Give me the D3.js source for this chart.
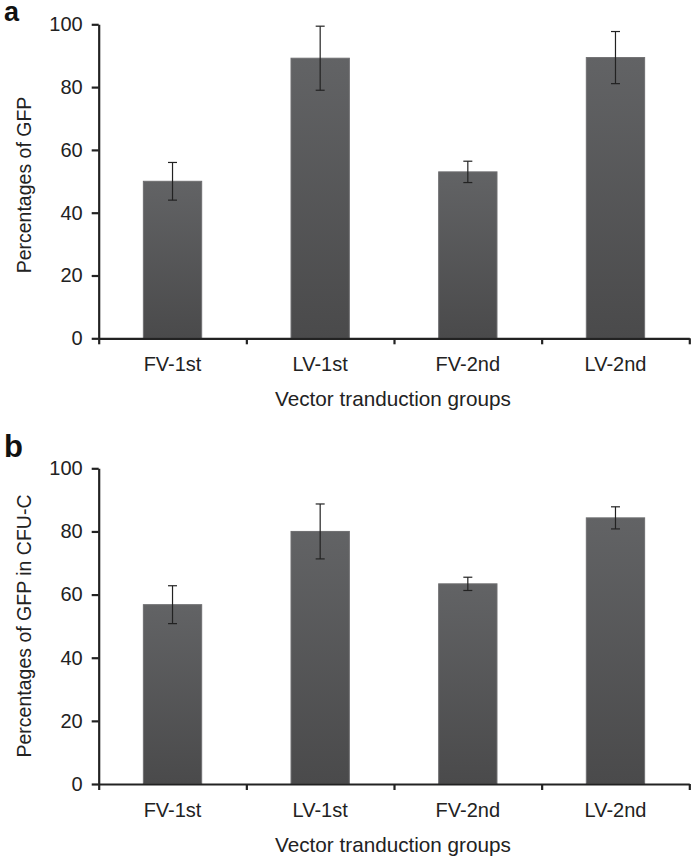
<!DOCTYPE html>
<html>
<head>
<meta charset="utf-8">
<script src="https://cdn.jsdelivr.net/npm/d3@7"></script>
<style>
  body { margin: 0; background: #fff; }
  svg { display: block; font-family: "Liberation Sans", Arial, Helvetica, sans-serif; }
</style>
</head>
<body>
<svg id="chart" width="700" height="863"></svg>
<script>
// groups and values
const groups = ["FV-1st", "LV-1st", "FV-2nd", "LV-2nd"];
const gfpMean = [50, 89.2, 53, 89.4];
const gfpErr = [6, 10.2, 3.4, 8.3];
const cfuMean = [56.8, 80, 63.4, 84.3];
const cfuErr = [6, 8.7, 2.1, 3.5];
const yTicks = [0, 20, 40, 60, 80, 100];

const svg = d3.select("#chart");

const defs = svg.append("defs");
const grad = defs.append("linearGradient")
    .attr("id", "barFill")
    .attr("x1", 0).attr("y1", 0).attr("x2", 0).attr("y2", 1);
grad.append("stop").attr("offset", "0%").attr("stop-color", "#626365");
grad.append("stop").attr("offset", "100%").attr("stop-color", "#4a4a4b");

const left = 98.7, right = 689.3;

function drawPanel(letter, letterSize, letterY, means, errs, yTop, yBottom, yTitle, yTitleCenter) {
    const g = svg.append("g");

    const x = d3.scaleBand()
        .domain(groups)
        .range([left, right])
        .paddingInner(0.605)
        .paddingOuter(0.3025);

    const y = d3.scaleLinear().domain([0, 100]).range([yBottom, yTop]);

    // bars
    g.append("g")
        .selectAll("rect")
        .data(groups)
        .enter()
        .append("rect")
        .attr("x", d => x(d))
        .attr("width", x.bandwidth())
        .attr("y", (d, i) => y(means[i]))
        .attr("height", (d, i) => y(0) - y(means[i]))
        .attr("fill", "url(#barFill)")
        .attr("stroke", "#6e6e70")
        .attr("stroke-width", 1);

    // error bars
    const eb = g.append("g")
        .attr("stroke", "#222")
        .attr("stroke-width", 1.2)
        .selectAll("g")
        .data(groups)
        .enter()
        .append("g");
    const cx = d => x(d) + x.bandwidth() / 2;
    eb.append("line")
        .attr("x1", cx).attr("x2", cx)
        .attr("y1", (d, i) => y(means[i] + errs[i]))
        .attr("y2", (d, i) => y(means[i] - errs[i]));
    eb.append("line")
        .attr("x1", d => cx(d) - 4.5).attr("x2", d => cx(d) + 4.5)
        .attr("y1", (d, i) => y(means[i] + errs[i]))
        .attr("y2", (d, i) => y(means[i] + errs[i]));
    eb.append("line")
        .attr("x1", d => cx(d) - 4.5).attr("x2", d => cx(d) + 4.5)
        .attr("y1", (d, i) => y(means[i] - errs[i]))
        .attr("y2", (d, i) => y(means[i] - errs[i]));

    // y axis
    const yAxis = g.append("g")
        .attr("transform", `translate(${left},0)`)
        .call(d3.axisLeft(y).tickValues(yTicks).tickSizeInner(7).tickSizeOuter(0).tickPadding(9));

    // x axis: boundary ticks
    const xEdge = d3.scaleLinear().domain([0, groups.length]).range([left, right]);
    const xAxis = g.append("g")
        .attr("transform", `translate(0,${yBottom})`)
        .call(d3.axisBottom(xEdge).tickValues(d3.range(groups.length + 1))
            .tickFormat("").tickSizeInner(6).tickSizeOuter(0));

    // x axis: category labels
    const xLab = g.append("g")
        .attr("transform", `translate(0,${yBottom})`)
        .call(d3.axisBottom(x).tickSize(0).tickPadding(19));
    xLab.select(".domain").remove();

    [yAxis, xAxis, xLab].forEach(a => {
        a.selectAll(".domain").attr("stroke", "#222").attr("stroke-width", 2.2);
        a.selectAll(".tick line").attr("stroke", "#222").attr("stroke-width", 2.2);
        a.selectAll("text").attr("fill", "#222").attr("font-size", "20px")
            .attr("font-family", "'Liberation Sans', Arial, sans-serif");
    });

    // axis titles
    g.append("text")
        .attr("x", (left + right) / 2 - 1)
        .attr("y", yBottom + 68)
        .attr("text-anchor", "middle")
        .attr("font-size", "20.7px")
        .attr("fill", "#222")
        .text("Vector tranduction groups");

    g.append("text")
        .attr("transform", `translate(31,${yTitleCenter}) rotate(-90)`)
        .attr("text-anchor", "middle")
        .attr("font-size", "19.5px")
        .attr("fill", "#222")
        .text(yTitle);

    // panel letter
    g.append("text")
        .attr("x", 4)
        .attr("y", letterY)
        .attr("font-size", letterSize)
        .attr("font-weight", "bold")
        .attr("fill", "#111")
        .text(letter);
}

drawPanel("a", "27px", 21, gfpMean, gfpErr, 24.3, 338.3, "Percentages of GFP", 185);
drawPanel("b", "31px", 457, cfuMean, cfuErr, 468.3, 784, "Percentages of GFP in CFU-C", 626);
</script>
</body>
</html>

--- WHAT IS NEEDED ---
Return the listing above in full and without alteration, excluding its pictures.

--- EXPECTED ANSWER ---
Give me the D3.js source for this chart.
<!DOCTYPE html>
<html>
<head>
<meta charset="utf-8">
<script src="https://cdn.jsdelivr.net/npm/d3@7"></script>
<style>
  body { margin: 0; background: #fff; }
  svg { display: block; font-family: "Liberation Sans", Arial, Helvetica, sans-serif; }
</style>
</head>
<body>
<svg id="chart" width="700" height="863"></svg>
<script>
// groups and values
const groups = ["FV-1st", "LV-1st", "FV-2nd", "LV-2nd"];
const gfpMean = [50, 89.2, 53, 89.4];
const gfpErr = [6, 10.2, 3.4, 8.3];
const cfuMean = [56.8, 80, 63.4, 84.3];
const cfuErr = [6, 8.7, 2.1, 3.5];
const yTicks = [0, 20, 40, 60, 80, 100];

const svg = d3.select("#chart");

const defs = svg.append("defs");
const grad = defs.append("linearGradient")
    .attr("id", "barFill")
    .attr("x1", 0).attr("y1", 0).attr("x2", 0).attr("y2", 1);
grad.append("stop").attr("offset", "0%").attr("stop-color", "#626365");
grad.append("stop").attr("offset", "100%").attr("stop-color", "#4a4a4b");

const left = 98.7, right = 689.3;

function drawPanel(letter, letterSize, letterY, means, errs, yTop, yBottom, yTitle, yTitleCenter) {
    const g = svg.append("g");

    const x = d3.scaleBand()
        .domain(groups)
        .range([left, right])
        .paddingInner(0.605)
        .paddingOuter(0.3025);

    const y = d3.scaleLinear().domain([0, 100]).range([yBottom, yTop]);

    // bars
    g.append("g")
        .selectAll("rect")
        .data(groups)
        .enter()
        .append("rect")
        .attr("x", d => x(d))
        .attr("width", x.bandwidth())
        .attr("y", (d, i) => y(means[i]))
        .attr("height", (d, i) => y(0) - y(means[i]))
        .attr("fill", "url(#barFill)")
        .attr("stroke", "#6e6e70")
        .attr("stroke-width", 1);

    // error bars
    const eb = g.append("g")
        .attr("stroke", "#222")
        .attr("stroke-width", 1.2)
        .selectAll("g")
        .data(groups)
        .enter()
        .append("g");
    const cx = d => x(d) + x.bandwidth() / 2;
    eb.append("line")
        .attr("x1", cx).attr("x2", cx)
        .attr("y1", (d, i) => y(means[i] + errs[i]))
        .attr("y2", (d, i) => y(means[i] - errs[i]));
    eb.append("line")
        .attr("x1", d => cx(d) - 4.5).attr("x2", d => cx(d) + 4.5)
        .attr("y1", (d, i) => y(means[i] + errs[i]))
        .attr("y2", (d, i) => y(means[i] + errs[i]));
    eb.append("line")
        .attr("x1", d => cx(d) - 4.5).attr("x2", d => cx(d) + 4.5)
        .attr("y1", (d, i) => y(means[i] - errs[i]))
        .attr("y2", (d, i) => y(means[i] - errs[i]));

    // y axis
    const yAxis = g.append("g")
        .attr("transform", `translate(${left},0)`)
        .call(d3.axisLeft(y).tickValues(yTicks).tickSizeInner(7).tickSizeOuter(0).tickPadding(9));

    // x axis: boundary ticks
    const xEdge = d3.scaleLinear().domain([0, groups.length]).range([left, right]);
    const xAxis = g.append("g")
        .attr("transform", `translate(0,${yBottom})`)
        .call(d3.axisBottom(xEdge).tickValues(d3.range(groups.length + 1))
            .tickFormat("").tickSizeInner(6).tickSizeOuter(0));

    // x axis: category labels
    const xLab = g.append("g")
        .attr("transform", `translate(0,${yBottom})`)
        .call(d3.axisBottom(x).tickSize(0).tickPadding(19));
    xLab.select(".domain").remove();

    [yAxis, xAxis, xLab].forEach(a => {
        a.selectAll(".domain").attr("stroke", "#222").attr("stroke-width", 2.2);
        a.selectAll(".tick line").attr("stroke", "#222").attr("stroke-width", 2.2);
        a.selectAll("text").attr("fill", "#222").attr("font-size", "20px")
            .attr("font-family", "'Liberation Sans', Arial, sans-serif");
    });

    // axis titles
    g.append("text")
        .attr("x", (left + right) / 2 - 1)
        .attr("y", yBottom + 68)
        .attr("text-anchor", "middle")
        .attr("font-size", "20.7px")
        .attr("fill", "#222")
        .text("Vector tranduction groups");

    g.append("text")
        .attr("transform", `translate(31,${yTitleCenter}) rotate(-90)`)
        .attr("text-anchor", "middle")
        .attr("font-size", "19.5px")
        .attr("fill", "#222")
        .text(yTitle);

    // panel letter
    g.append("text")
        .attr("x", 4)
        .attr("y", letterY)
        .attr("font-size", letterSize)
        .attr("font-weight", "bold")
        .attr("fill", "#111")
        .text(letter);
}

drawPanel("a", "27px", 21, gfpMean, gfpErr, 24.3, 338.3, "Percentages of GFP", 185);
drawPanel("b", "31px", 457, cfuMean, cfuErr, 468.3, 784, "Percentages of GFP in CFU-C", 626);
</script>
</body>
</html>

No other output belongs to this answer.